## [GOAL OF THE EXERCISE]
Take the lines of the data below from the very first through the line containing "plt.rcParams['mathtext.rm'] = 'Open" and output them exactly, pictures excluded.

## [DATA PROVIDED]
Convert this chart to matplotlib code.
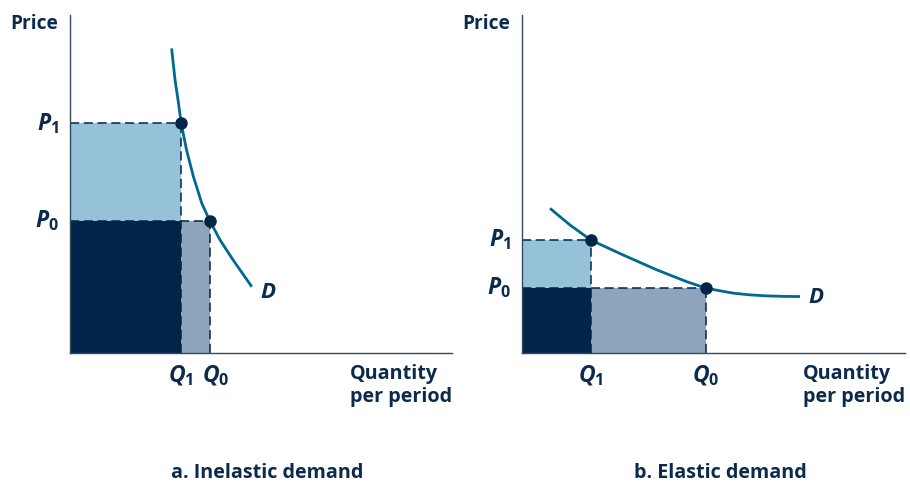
import matplotlib
matplotlib.use("Agg")
import matplotlib.pyplot as plt
from matplotlib.patches import Rectangle

plt.rcParams['font.family'] = ['Open Sans', 'DejaVu Sans']
plt.rcParams['font.weight'] = 'bold'
plt.rcParams['mathtext.fontset'] = 'custom'
plt.rcParams['mathtext.it'] = 'Open Sans:bold:italic'
plt.rcParams['mathtext.rm'] = 'Open Sans:bold'

# panel a: inelastic demand (axes run 0..100 both ways)
a_q1, a_q0 = 29.1, 36.6
a_p1, a_p0 = 68.0, 39.1
a_curve_q = [26.6, 27.5, 28.4, 29.1, 30.5, 32.3, 34.5, 36.6, 39.3, 42.7, 47.6]
a_curve_p = [90.1, 80.8, 73.9, 68.0, 60.1, 52.2, 44.3, 39.1, 33.4, 27.5, 19.6]

# panel b: elastic demand
b_q1, b_q0 = 18.0, 48.0
b_p1, b_p0 = 33.4, 19.2
b_curve_q = [7.3, 12.5, 18.0, 26.4, 35.2, 43.0, 48.0, 51.7, 55.2, 59.5, 63.9, 68.3, 72.6]
b_curve_p = [42.8, 37.9, 33.4, 29.0, 24.6, 21.1, 19.2, 18.4, 17.7, 17.2, 16.9, 16.75, 16.7]

titles = ['a. Inelastic demand', 'b. Elastic demand']

navy = '#012549'
light = '#96c2d9'
grey = '#8ea4bd'
curve_col = '#00698f'
txt = '#0c2a4c'

fig = plt.figure(figsize=(9.1, 4.83), dpi=100)
ax_a = fig.add_axes([70 / 910, 130 / 483, 382 / 910, 338 / 483])
ax_b = fig.add_axes([522 / 910, 130 / 483, 383 / 910, 338 / 483])


def panel(ax, q1, q0, p1, p0, cq, cp, q0_shift, d_pos):
    ax.set_xlim(0, 100)
    ax.set_ylim(0, 100)
    for s in ['top', 'right']:
        ax.spines[s].set_visible(False)
    for s in ['left', 'bottom']:
        ax.spines[s].set_color('#33475f')
        ax.spines[s].set_linewidth(1.0)
    ax.set_xticks([])
    ax.set_yticks([])

    ax.add_patch(Rectangle((0, p0), q1, p1 - p0, color=light, lw=0))
    ax.add_patch(Rectangle((0, 0), q1, p0, color=navy, lw=0))
    ax.add_patch(Rectangle((q1, 0), q0 - q1, p0, color=grey, lw=0))

    dash = dict(color=navy, lw=1.1, ls=(0, (6, 3)))
    ax.plot([0, q1], [p1, p1], **dash)
    ax.plot([q1, q1], [0, p1], **dash)
    ax.plot([0, q0], [p0, p0], **dash)
    ax.plot([q0, q0], [0, p0], **dash)

    ax.plot(cq, cp, color=curve_col, lw=2.0, solid_capstyle='butt',
            solid_joinstyle='round')
    ax.plot([q1, q0], [p1, p0], 'o', color=navy, ms=8, clip_on=False, zorder=5)

    ax.text(-3, p1, r'$P_1$', ha='right', va='center', fontsize=16.5, color=txt)
    ax.text(-3, p0, r'$P_0$', ha='right', va='center', fontsize=16.5, color=txt)
    ax.text(q1, -6.8, r'$Q_1$', ha='center', va='center', fontsize=16.5, color=txt)
    ax.text(q0 + q0_shift, -6.8, r'$Q_0$', ha='center', va='center', fontsize=16.5, color=txt)
    ax.text(d_pos[0], d_pos[1], r'$D$', ha='left', va='center', fontsize=16, color=txt)
    ax.text(-15.7, 97.4, 'Price', ha='left', va='center', fontsize=13.8, color=txt)
    ax.text(73.3, -3.3, 'Quantity\nper period', ha='left', va='top', fontsize=14.2,
            color=txt, linespacing=1.18)


panel(ax_a, a_q1, a_q0, a_p1, a_p0, a_curve_q, a_curve_p, 1.6, (49.7, 18.0))
panel(ax_b, b_q1, b_q0, b_p1, b_p0, b_curve_q, b_curve_p, 0.0, (74.7, 16.3))

fig.text(267 / 910, 1 - 473 / 483, titles[0], ha='center', va='center', fontsize=14.2, color=txt)
fig.text(720 / 910, 1 - 473 / 483, titles[1], ha='center', va='center', fontsize=14.2, color=txt)

fig.savefig('out.png', dpi=100, facecolor='white')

## [FULL ANSWER]
Convert this chart to matplotlib code.
import matplotlib
matplotlib.use("Agg")
import matplotlib.pyplot as plt
from matplotlib.patches import Rectangle

plt.rcParams['font.family'] = ['Open Sans', 'DejaVu Sans']
plt.rcParams['font.weight'] = 'bold'
plt.rcParams['mathtext.fontset'] = 'custom'
plt.rcParams['mathtext.it'] = 'Open Sans:bold:italic'
plt.rcParams['mathtext.rm'] = 'Open Sans:bold'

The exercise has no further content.